Tuesday, December 5, 2000
Steamboat Springs While still reeling from a hay season that produced less crop than normal, most ranchers in the Yampa Valley are feeding cattle larger amounts of hay earlier because of snow and continued cold.
"That's what I've been hearing," Extension Agent C.J. Mucklow said.
Thanks to this year's Halloween snowstorm, grazing lands that are usually open through November were covered up with snow, forcing some ranchers to go to their hay supply early.
However, it may be the cold temperatures coupled with the early snowfall that is really putting the dent in hay supplies, Mucklow said.
When it is extremely cold, cattle consume more hay. Mucklow estimated that ranchers need to feed somewhere between 10 and 20 percent more compared to last year's amount of hay consumed.
That will put ranchers on a close watch on hay supplies, which were hard to come by when the hay season ended in the fall.
Mucklow estimated in the fall that irrigated hay was 30 percent off, while dry-land is anywhere from 40 to 100 percent off. That pushed hay prices up to $100 to $150 a ton for good horse hay, compared to the steady $90 a ton it usually goes for. Plus, lower quality hay, which is used to feed cows, just can't be found in the Yampa Valley, he said.
"On a short hay year, the weather is making life kind of interesting," rancher Jim Stanko said.
The Stanko ranch is just south of Steamboat Springs. He said his cows are "sucking up" the hay fast while weathering through temperatures that he saw dip down to 12 below zero in the morning at times.
Stanko started feeding his cattle two tons of hay a day about 10 days early this year.
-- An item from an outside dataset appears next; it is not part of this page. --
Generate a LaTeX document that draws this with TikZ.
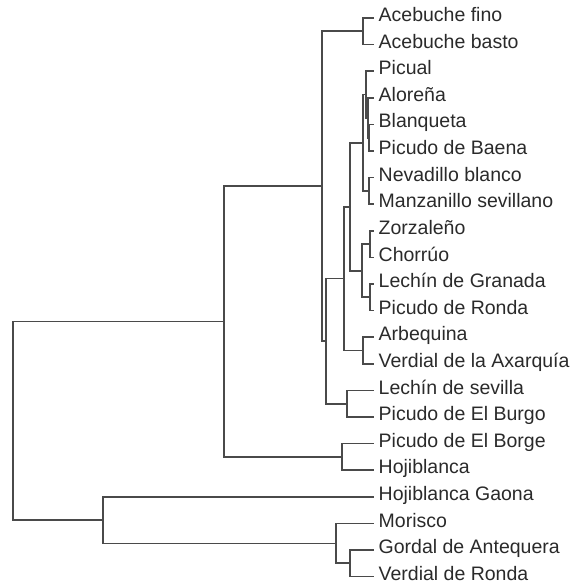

That means his operation used 20 tons more in November than normal.
"It's kind of a weird year," he said,
Though the snow and cold came early this year, Stanko said there was just as much snow on the ground at the beginning of December this year as there was in December of 1999. It's just the cold weather that is sticking around, he said.
"If it's this cold in November, you better hang onto your hats in January," Stanko said.
Jay Fetcher, who runs the Fetcher ranch in north Routt County, has had at least a foot of snow on the ground through November and has been feeding cattle for a month on hay.
"And it's been extremely cold," Fetcher said.
He has used about 20 tons of hay more in November, too.
To combat the cold, Mucklow said ranchers can use grain feed as a supplement, which this winter is not as expensive as hay because of a good corn crop in the Midwest.
"I think people are beginning to think about that stuff," Mucklow said.
The extension office has conversion charts from hay to corn to help ranchers know how much grain feed to use as a supplement.
Ranchers in south Routt haven't had to worry too much about weather problems. Rancher Dean Rossi, who is part owner of a ranching operation near Phippsburg, said he expects to start feeding cattle later than usual this year.
"We just haven't seen the snow," he said.
Most of his fields are still open for grazing and it's business as usual, Rossi said.
Stanko said Rossi's luck with the weather is well earned. For a couple seasons in a row, south Routt ranchers have had to deal with spring rain when it was time to harvest and stack hay.
"They have had rain and miserable weather," Stanko said.